Click to learn more about author Michael D. Shaw.
Despite its reputation for hidebound rules and obscure texts, the legal profession is in the midst of a transformation that will expand what law schools teach, bar examiners test, and lawyers must know. Fluency in contracts and civil procedure will no longer suffice, and expertise concerning torts and the tax code will be the stuff of memories from long ago, because data will be—it already is—the foundational text, alongside the U.S. Constitution, of not only the practice of law but of lawmaking itself.
I exaggerate not in the slightest, not when data informs how companies act and how citizens react to the information they consume. Not when doctors use data to customize care and healthcare organizations decide what care they will cover, based on the data at their disposal. Not when the outcome of an election depends on where a politician campaigns, and to whom he tailors his campaign to attract the most votes, in accordance with the data his aides tell him to follow. Not when Congress can pass a law that makes punishment for one crime more punitive, while it lessens the penalty for some other offense, due to how our legislators choose to interpret data.
According to Wayne R. Cohen, a professor at The George Washington University School of Law and a partner at Cohen & Cohen, P.C., data is a new and important language for lawyers of all practice areas. He says:
“Data can determinative if and when a witness or a lawyer can make it intelligible to a jury. In those instances, it can, and does, influence everything from jury selection and deliberation. Put simply, data is a dialect which lawyers must learn, and learn to master.”

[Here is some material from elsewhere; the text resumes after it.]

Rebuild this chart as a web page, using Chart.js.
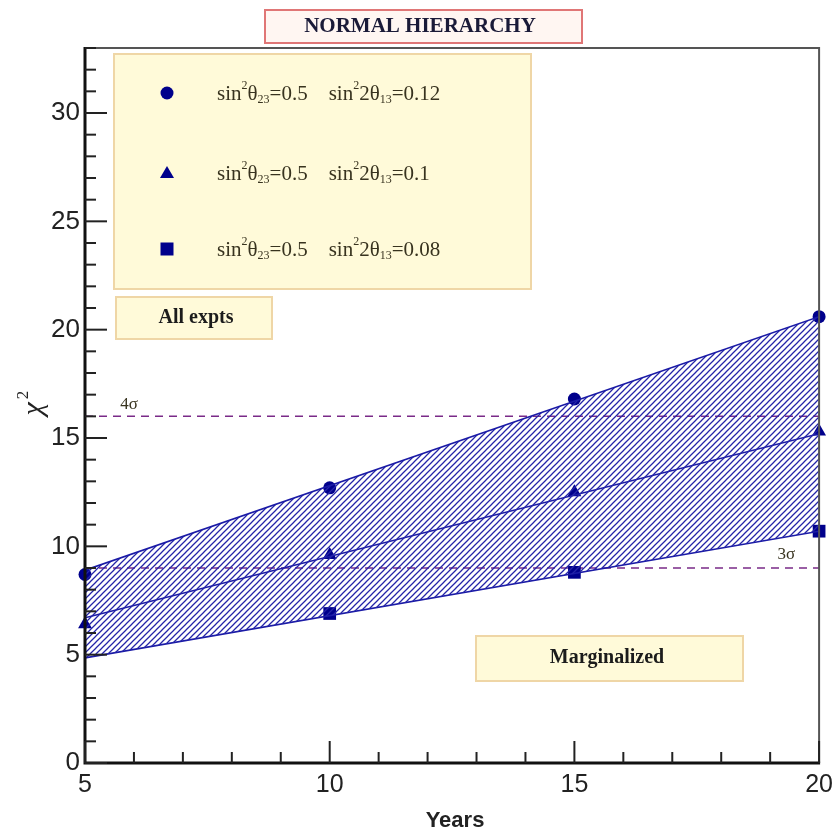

I agree with that assessment, not because of what the data says (though it does in fact confirm what I believe), but because of what history proves—that changes in technology dictate whether an industry can survive rapid and permanent change. So, while there is no doubt about the need for a system of justice, and no question about the need for good lawyers to write and ensure the just enforcement of the law, skepticism exists about how many lawyers we need. Or: Supply creates its own demand, provided there is a steady supply of lawyers who are as comfortable with data as they are with any other subject within their comfort zone.
Lawyers can be trendsetters in this regard. Their use of data can make their profession more efficient and economical, heightening the quality of representation while broadening access to affordable—and effective—counsel. If nothing else, that is cause for celebration; because the promotion of justice is the measure of a decent and law-abiding society.
That is a standard we should aspire to achieve. It is the preamble to our most sacred contract and our most solemn compact. It is a document rich in the data of amendments, articles, and sections. It is our summons to do good for the common defense and the general welfare of America.